— Start STORED DATA —

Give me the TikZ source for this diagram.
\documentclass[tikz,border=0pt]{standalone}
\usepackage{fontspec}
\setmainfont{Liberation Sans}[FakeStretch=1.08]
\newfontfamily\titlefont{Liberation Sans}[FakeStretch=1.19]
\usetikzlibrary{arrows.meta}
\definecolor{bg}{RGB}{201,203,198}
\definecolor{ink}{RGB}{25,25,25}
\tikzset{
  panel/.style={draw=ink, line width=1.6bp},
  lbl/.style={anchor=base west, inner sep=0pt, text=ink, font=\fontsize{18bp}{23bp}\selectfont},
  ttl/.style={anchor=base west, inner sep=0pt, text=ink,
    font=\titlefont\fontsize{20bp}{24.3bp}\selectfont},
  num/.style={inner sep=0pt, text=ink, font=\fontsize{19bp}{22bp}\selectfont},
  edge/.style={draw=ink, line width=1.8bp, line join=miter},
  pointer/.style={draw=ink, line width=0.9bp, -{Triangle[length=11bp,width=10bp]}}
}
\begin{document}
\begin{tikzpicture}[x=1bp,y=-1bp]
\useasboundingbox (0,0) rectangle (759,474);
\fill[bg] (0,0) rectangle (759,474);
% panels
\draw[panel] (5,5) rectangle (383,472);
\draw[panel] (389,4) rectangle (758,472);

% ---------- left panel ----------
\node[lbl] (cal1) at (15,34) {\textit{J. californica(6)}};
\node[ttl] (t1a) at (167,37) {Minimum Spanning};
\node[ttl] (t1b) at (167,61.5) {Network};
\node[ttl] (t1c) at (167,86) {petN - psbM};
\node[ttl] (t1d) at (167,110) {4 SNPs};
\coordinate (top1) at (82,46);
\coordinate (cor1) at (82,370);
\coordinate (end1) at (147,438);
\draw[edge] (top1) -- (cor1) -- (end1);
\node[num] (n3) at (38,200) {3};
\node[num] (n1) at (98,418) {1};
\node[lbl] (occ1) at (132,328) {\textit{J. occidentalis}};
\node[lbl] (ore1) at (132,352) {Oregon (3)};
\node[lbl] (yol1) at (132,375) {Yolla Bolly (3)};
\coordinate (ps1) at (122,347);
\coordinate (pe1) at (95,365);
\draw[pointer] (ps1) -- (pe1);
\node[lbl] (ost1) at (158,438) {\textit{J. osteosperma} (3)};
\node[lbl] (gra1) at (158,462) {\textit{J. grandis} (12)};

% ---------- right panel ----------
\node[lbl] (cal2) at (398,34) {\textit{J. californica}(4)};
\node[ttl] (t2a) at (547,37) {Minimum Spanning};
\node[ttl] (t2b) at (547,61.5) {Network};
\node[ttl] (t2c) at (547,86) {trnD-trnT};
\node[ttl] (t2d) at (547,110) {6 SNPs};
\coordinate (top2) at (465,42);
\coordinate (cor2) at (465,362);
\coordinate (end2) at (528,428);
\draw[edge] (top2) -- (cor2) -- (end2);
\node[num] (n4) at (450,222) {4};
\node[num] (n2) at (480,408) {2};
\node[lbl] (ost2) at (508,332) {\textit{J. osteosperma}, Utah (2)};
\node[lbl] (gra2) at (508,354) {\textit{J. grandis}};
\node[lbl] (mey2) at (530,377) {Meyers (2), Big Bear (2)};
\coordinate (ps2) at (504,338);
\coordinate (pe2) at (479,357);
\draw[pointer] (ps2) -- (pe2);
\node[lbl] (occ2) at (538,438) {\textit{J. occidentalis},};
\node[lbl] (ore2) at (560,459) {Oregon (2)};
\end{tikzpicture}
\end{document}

— End STORED DATA —

Print again each line of the listing above, exactly as it appears.

ANSWER TO THIS TASK:
Give me the TikZ source for this diagram.
\documentclass[tikz,border=0pt]{standalone}
\usepackage{fontspec}
\setmainfont{Liberation Sans}[FakeStretch=1.08]
\newfontfamily\titlefont{Liberation Sans}[FakeStretch=1.19]
\usetikzlibrary{arrows.meta}
\definecolor{bg}{RGB}{201,203,198}
\definecolor{ink}{RGB}{25,25,25}
\tikzset{
  panel/.style={draw=ink, line width=1.6bp},
  lbl/.style={anchor=base west, inner sep=0pt, text=ink, font=\fontsize{18bp}{23bp}\selectfont},
  ttl/.style={anchor=base west, inner sep=0pt, text=ink,
    font=\titlefont\fontsize{20bp}{24.3bp}\selectfont},
  num/.style={inner sep=0pt, text=ink, font=\fontsize{19bp}{22bp}\selectfont},
  edge/.style={draw=ink, line width=1.8bp, line join=miter},
  pointer/.style={draw=ink, line width=0.9bp, -{Triangle[length=11bp,width=10bp]}}
}
\begin{document}
\begin{tikzpicture}[x=1bp,y=-1bp]
\useasboundingbox (0,0) rectangle (759,474);
\fill[bg] (0,0) rectangle (759,474);
% panels
\draw[panel] (5,5) rectangle (383,472);
\draw[panel] (389,4) rectangle (758,472);

% ---------- left panel ----------
\node[lbl] (cal1) at (15,34) {\textit{J. californica(6)}};
\node[ttl] (t1a) at (167,37) {Minimum Spanning};
\node[ttl] (t1b) at (167,61.5) {Network};
\node[ttl] (t1c) at (167,86) {petN - psbM};
\node[ttl] (t1d) at (167,110) {4 SNPs};
\coordinate (top1) at (82,46);
\coordinate (cor1) at (82,370);
\coordinate (end1) at (147,438);
\draw[edge] (top1) -- (cor1) -- (end1);
\node[num] (n3) at (38,200) {3};
\node[num] (n1) at (98,418) {1};
\node[lbl] (occ1) at (132,328) {\textit{J. occidentalis}};
\node[lbl] (ore1) at (132,352) {Oregon (3)};
\node[lbl] (yol1) at (132,375) {Yolla Bolly (3)};
\coordinate (ps1) at (122,347);
\coordinate (pe1) at (95,365);
\draw[pointer] (ps1) -- (pe1);
\node[lbl] (ost1) at (158,438) {\textit{J. osteosperma} (3)};
\node[lbl] (gra1) at (158,462) {\textit{J. grandis} (12)};

% ---------- right panel ----------
\node[lbl] (cal2) at (398,34) {\textit{J. californica}(4)};
\node[ttl] (t2a) at (547,37) {Minimum Spanning};
\node[ttl] (t2b) at (547,61.5) {Network};
\node[ttl] (t2c) at (547,86) {trnD-trnT};
\node[ttl] (t2d) at (547,110) {6 SNPs};
\coordinate (top2) at (465,42);
\coordinate (cor2) at (465,362);
\coordinate (end2) at (528,428);
\draw[edge] (top2) -- (cor2) -- (end2);
\node[num] (n4) at (450,222) {4};
\node[num] (n2) at (480,408) {2};
\node[lbl] (ost2) at (508,332) {\textit{J. osteosperma}, Utah (2)};
\node[lbl] (gra2) at (508,354) {\textit{J. grandis}};
\node[lbl] (mey2) at (530,377) {Meyers (2), Big Bear (2)};
\coordinate (ps2) at (504,338);
\coordinate (pe2) at (479,357);
\draw[pointer] (ps2) -- (pe2);
\node[lbl] (occ2) at (538,438) {\textit{J. occidentalis},};
\node[lbl] (ore2) at (560,459) {Oregon (2)};
\end{tikzpicture}
\end{document}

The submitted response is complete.